= George Brightman =

Canadian politician

George Brightman (July 3, 1746 - April 21, 1786) was a political figure in Nova Scotia. He represented Hants County in the Legislative Assembly of Nova Scotia from 1783 to 1785.

He was born in Dartmouth, Massachusetts, the son of Thomas Brighton and Judah Manchester. Brightman firstly married Hannah Baker, who died before 1764 and secondly Hannah Bailey. There were seven children in the second marriage and one in the first. He came from Rhode Island to settle in Newport township and was an original grantee for the Crown grant of 21 July 1761. Brightman served as a justice of the peace for Hants County. He was elected to the assembly in a 1783 by-election, the first election for Hants County. He died at the age of 39.

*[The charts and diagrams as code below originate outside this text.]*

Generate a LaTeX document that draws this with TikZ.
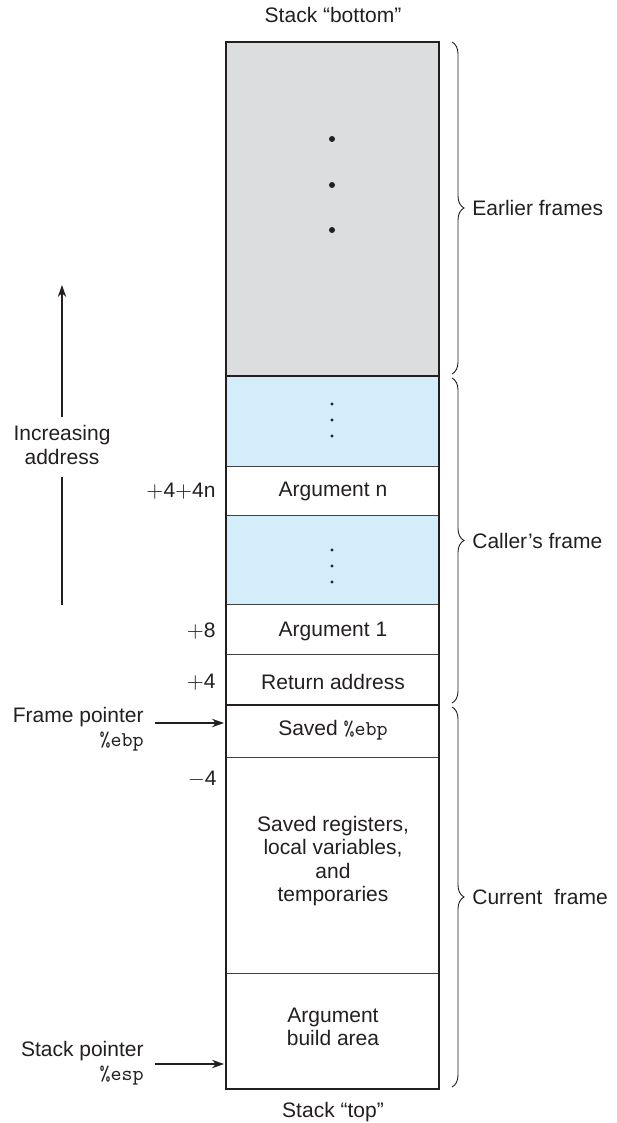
\documentclass[tikz,border=0pt]{standalone}
\usepackage{fontspec}
\setmainfont{Liberation Sans}
\usetikzlibrary{decorations.pathreplacing,arrows.meta}
\definecolor{ink}{HTML}{231F20}
\definecolor{graybg}{HTML}{DCDDDF}
\definecolor{bluebg}{HTML}{D4EDFA}
\begin{document}
\begin{tikzpicture}[x=0.5pt,y=-0.5pt,
  txt/.style={font=\fontsize{10.5}{11.75}\selectfont,text=ink,inner sep=0pt,align=center},
  lbl/.style={txt,anchor=west,align=left},
  off/.style={txt,anchor=east,align=right},
  sepline/.style={draw=ink!85,line width=0.5pt},
  heavyline/.style={draw=ink,line width=1.4pt},
  arr/.style={draw=ink,line width=0.9pt,-{Stealth[length=6pt,width=4.2pt]}},
  brc/.style={draw=ink,line width=0.45pt,decorate,decoration={brace,amplitude=6pt}},
  bigdot/.style={fill=ink},
  smalldot/.style={fill=ink}]
\useasboundingbox (0,0) rectangle (616,1123);
% fills
\fill[graybg] (226,42) rectangle (439,376);
\fill[bluebg] (226,376) rectangle (439,466);
\fill[bluebg] (226,515) rectangle (439,604);
% separators
\foreach \yy in {466,515,604,654,757,973} \draw[sepline] (226,\yy) -- (439,\yy);
\draw[heavyline] (226,376) -- (439,376);
\draw[heavyline] (226,705) -- (439,705);
\draw[heavyline] (226,42) rectangle (439,1089);
% dots
\foreach \yy in {139,185,230} \fill[bigdot] (332,\yy) circle (3);
\foreach \yy in {404,420,436,550,566,582} \fill[smalldot] (332,\yy) circle (1.7);
% texts
\node[txt] (sbot) at (333,15) {Stack “bottom”};
\node[txt] (stop) at (333,1112) {Stack “top”};
\node[txt] (argn) at (333,491) {Argument n};
\node[off] (offn) at (216,491) {$+$4$+$4n};
\node[txt] (arg1) at (333,631) {Argument 1};
\node[off] (off8) at (216,631) {$+$8};
\node[txt] (ret) at (333,682) {Return address};
\node[off] (off4) at (216,682) {$+$4};
\node[txt] (sebp) at (333,730) {Saved \texttt{\%ebp}};
\node[off] (offm4) at (217,779) {$-$4};
\node[txt] (locals) at (333,861) {Saved registers,\\local variables,\\and\\temporaries};
\node[txt] (build) at (333,1027) {Argument\\build area};
\node[off] (fp) at (144,729) {Frame pointer\\\texttt{\%ebp}};
\node[off] (sp) at (144,1063) {Stack pointer\\\texttt{\%esp}};
\node[txt] (inc) at (62,445) {Increasing\\address};
% arrows
\coordinate (fps) at (155,723);
\coordinate (fpt) at (224,723);
\coordinate (sps) at (155,1064);
\coordinate (spt) at (224,1064);
\draw[arr] (fps) -- (fpt);
\draw[arr] (sps) -- (spt);
\coordinate (incbot) at (62,605);
\coordinate (inctop) at (62,285);
\draw[draw=ink,line width=0.9pt] (incbot) -- (62,477);
\draw[arr] (62,417) -- (inctop);
% braces
\draw[brc] (452,42) -- (452,374);
\draw[brc] (452,378) -- (452,703);
\draw[brc] (452,707) -- (452,1087);
\node[lbl] (earlier) at (472,208) {Earlier frames};
\node[lbl] (caller) at (472,541) {Caller’s frame};
\node[lbl] (current) at (472,897) {Current\ \ frame};
\end{tikzpicture}
\end{document}
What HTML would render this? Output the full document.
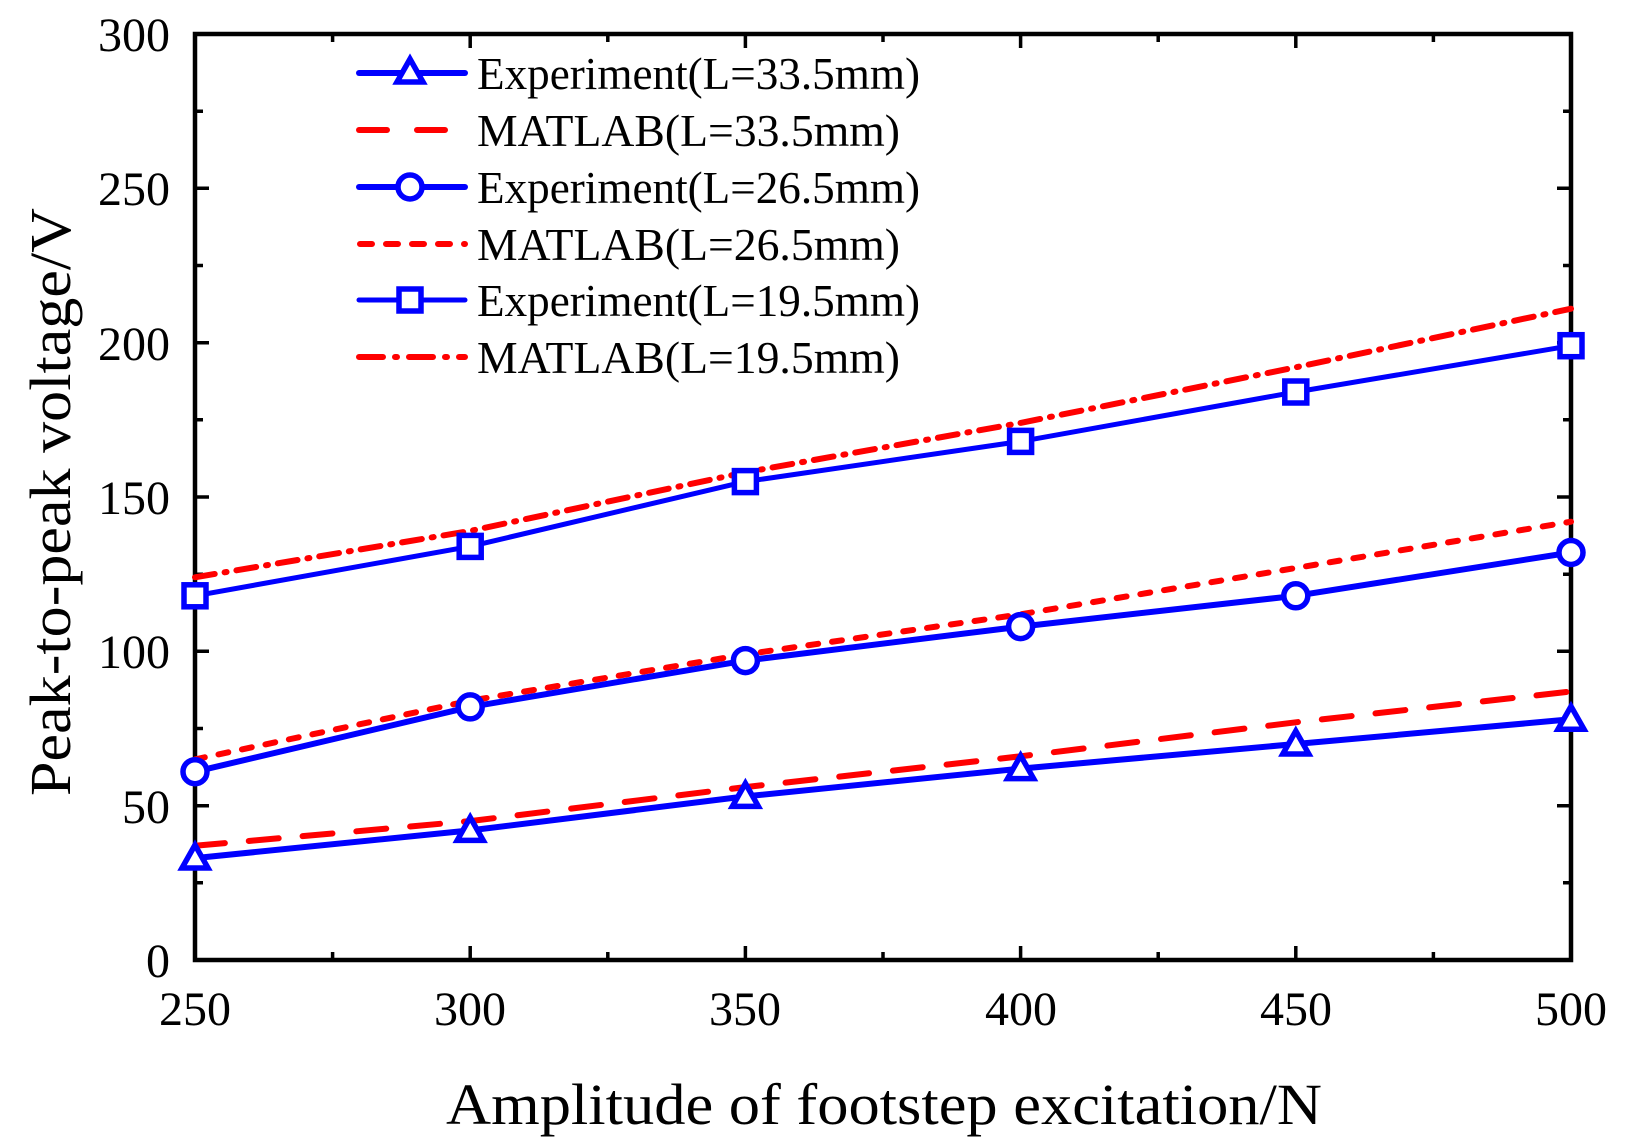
<!DOCTYPE html>
<html><head><meta charset="utf-8"><style>html,body{margin:0;padding:0;background:#fff}svg{display:block}text{font-family:"Liberation Serif",serif;fill:#000}</style></head>
<body>
<svg width="1630" height="1148" viewBox="0 0 1630 1148" xmlns="http://www.w3.org/2000/svg">
<rect x="195" y="34" width="1376" height="926" fill="none" stroke="#000" stroke-width="4.5"/>
<g stroke="#000" stroke-width="3.5">
<path d="M195 960v-14M470.2 960v-14M745.4 960v-14M1020.6 960v-14M1295.8 960v-14M1571 960v-14
M195 34v14M470.2 34v14M745.4 34v14M1020.6 34v14M1295.8 34v14M1571 34v14
M332.6 960v-8M607.8 960v-8M883 960v-8M1158.2 960v-8M1433.4 960v-8
M332.6 34v8M607.8 34v8M883 34v8M1158.2 34v8M1433.4 34v8
M195 960h14M195 805.7h14M195 651.3h14M195 497h14M195 342.7h14M195 188.3h14M195 34h14
M1571 960h-14M1571 805.7h-14M1571 651.3h-14M1571 497h-14M1571 342.7h-14M1571 188.3h-14M1571 34h-14
M195 882.8h8M195 728.5h8M195 574.2h8M195 419.8h8M195 265.5h8M195 111.2h8
M1571 882.8h-8M1571 728.5h-8M1571 574.2h-8M1571 419.8h-8M1571 265.5h-8M1571 111.2h-8"/>
</g>
<g font-size="48" text-anchor="end">
<text x="170" y="977">0</text>
<text x="170" y="823">50</text>
<text x="170" y="668">100</text>
<text x="170" y="514">150</text>
<text x="170" y="360">200</text>
<text x="170" y="205">250</text>
<text x="170" y="51">300</text>
</g>
<g font-size="48" text-anchor="middle">
<text x="195" y="1025">250</text>
<text x="470" y="1025">300</text>
<text x="745" y="1025">350</text>
<text x="1021" y="1025">400</text>
<text x="1296" y="1025">450</text>
<text x="1571" y="1025">500</text>
</g>
<text x="884" y="1124" font-size="58" text-anchor="middle" textLength="876" lengthAdjust="spacingAndGlyphs">Amplitude of footstep excitation/N</text>
<text transform="translate(70,502) rotate(-90)" font-size="58" text-anchor="middle" textLength="588" lengthAdjust="spacingAndGlyphs">Peak-to-peak voltage/V</text>

<g fill="none" stroke-linecap="round" stroke-linejoin="round">
<polyline stroke="#f00" stroke-width="6" stroke-dasharray="30 24" points="195,845.8 470.2,821.1 745.4,787.1 1020.6,756.3 1295.8,722.3 1571,691.5"/>
<polyline stroke="#f00" stroke-width="6" stroke-dasharray="10 14" points="195,759.4 470.2,700.7 745.4,654.4 1020.6,614.3 1295.8,568 1571,521.7"/>
<polyline stroke="#f00" stroke-width="6" stroke-dasharray="20 10 2 10" points="195,577.3 470.2,530.9 745.4,472.3 1020.6,422.9 1295.8,367.3 1571,308.7"/>
<polyline stroke="#00f" stroke-width="6" points="195,858.1 470.2,830.4 745.4,796.4 1020.6,768.6 1295.8,744 1571,719.3"/>
<polyline stroke="#00f" stroke-width="6" points="195,771.7 470.2,706.9 745.4,660.6 1020.6,626.6 1295.8,595.8 1571,552.5"/>
<polyline stroke="#00f" stroke-width="5" points="195,595.8 470.2,546.4 745.4,481.6 1020.6,441.4 1295.8,392 1571,345.7"/>
</g>
<g fill="#fff" stroke="#00f" stroke-width="5.5" stroke-linejoin="miter">
<path d="M195,845 l-13,23 h26 z"/>
<path d="M470.2,817.4 l-13,23 h26 z"/>
<path d="M745.4,783.4 l-13,23 h26 z"/>
<path d="M1020.6,755.6 l-13,23 h26 z"/>
<path d="M1295.8,731 l-13,23 h26 z"/>
<path d="M1571,706.3 l-13,23 h26 z"/>
<circle cx="195" cy="771.7" r="12"/>
<circle cx="470.2" cy="706.9" r="12"/>
<circle cx="745.4" cy="660.6" r="12"/>
<circle cx="1020.6" cy="626.6" r="12"/>
<circle cx="1295.8" cy="595.8" r="12"/>
<circle cx="1571" cy="552.5" r="12"/>
<rect x="184" y="584.8" width="22" height="22"/>
<rect x="459.2" y="535.4" width="22" height="22"/>
<rect x="734.4" y="470.6" width="22" height="22"/>
<rect x="1009.6" y="430.4" width="22" height="22"/>
<rect x="1284.8" y="381" width="22" height="22"/>
<rect x="1560" y="334.7" width="22" height="22"/>
</g>
<g fill="none" stroke-linecap="round">
<line x1="359" y1="73" x2="465" y2="73" stroke="#00f" stroke-width="6"/>
<line x1="359" y1="130" x2="465" y2="130" stroke="#f00" stroke-width="6" stroke-dasharray="28 30"/>
<line x1="359" y1="187" x2="465" y2="187" stroke="#00f" stroke-width="6"/>
<line x1="360" y1="244" x2="465" y2="244" stroke="#f00" stroke-width="6" stroke-dasharray="12 14"/>
<line x1="359" y1="300" x2="465" y2="300" stroke="#00f" stroke-width="5"/>
<line x1="359" y1="357" x2="465" y2="357" stroke="#f00" stroke-width="6" stroke-dasharray="24 12 2 12"/>
</g>
<g fill="#fff" stroke="#00f" stroke-width="5.5">
<path d="M410,59 l-13,23 h26 z"/>
<circle cx="410" cy="187" r="12"/>
<rect x="399" y="289" width="22" height="22"/>
</g>
<g font-size="46">
<text x="477" y="89" textLength="443" lengthAdjust="spacingAndGlyphs">Experiment(L=33.5mm)</text>
<text x="477" y="146" textLength="423" lengthAdjust="spacingAndGlyphs">MATLAB(L=33.5mm)</text>
<text x="477" y="203" textLength="443" lengthAdjust="spacingAndGlyphs">Experiment(L=26.5mm)</text>
<text x="477" y="260" textLength="423" lengthAdjust="spacingAndGlyphs">MATLAB(L=26.5mm)</text>
<text x="477" y="316" textLength="443" lengthAdjust="spacingAndGlyphs">Experiment(L=19.5mm)</text>
<text x="477" y="373" textLength="423" lengthAdjust="spacingAndGlyphs">MATLAB(L=19.5mm)</text>
</g>
</svg>
</body></html>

The draw for individual lands on 18 February 1762, which divided the Crown grant of the previous year saw George Brightman as well as Aaron Butts jointly drawing Newport Farm (lot B, 1st Division No. 1). In Duncanson's history of Newport NS, he indicates that "at the time of his death George Brightman owned considerable Newport property; he had sold half of Farm Lot B 1st Division No. 1 to John Chambers (site of the Old Stone House in Poplar Grove)". This stone house became of interest in 2012 when it was revealed that it was for sale for $2 million by owner Sherman Hines, who bought the house in a state of ruin in 1982 for $15,000 and had spent 30 years restoring the property. The estate includes over 100 acres and 7 buildings including the Acadian Stone House also known as The Mission. Hines indicated to the CBC television that he has traced the construction back to 1699, and that it was built by the French as a mission and a fortification against the English after searching old maps and books.

"As far as I can find in any research I have done, it is the oldest building east of Quebec City," he said.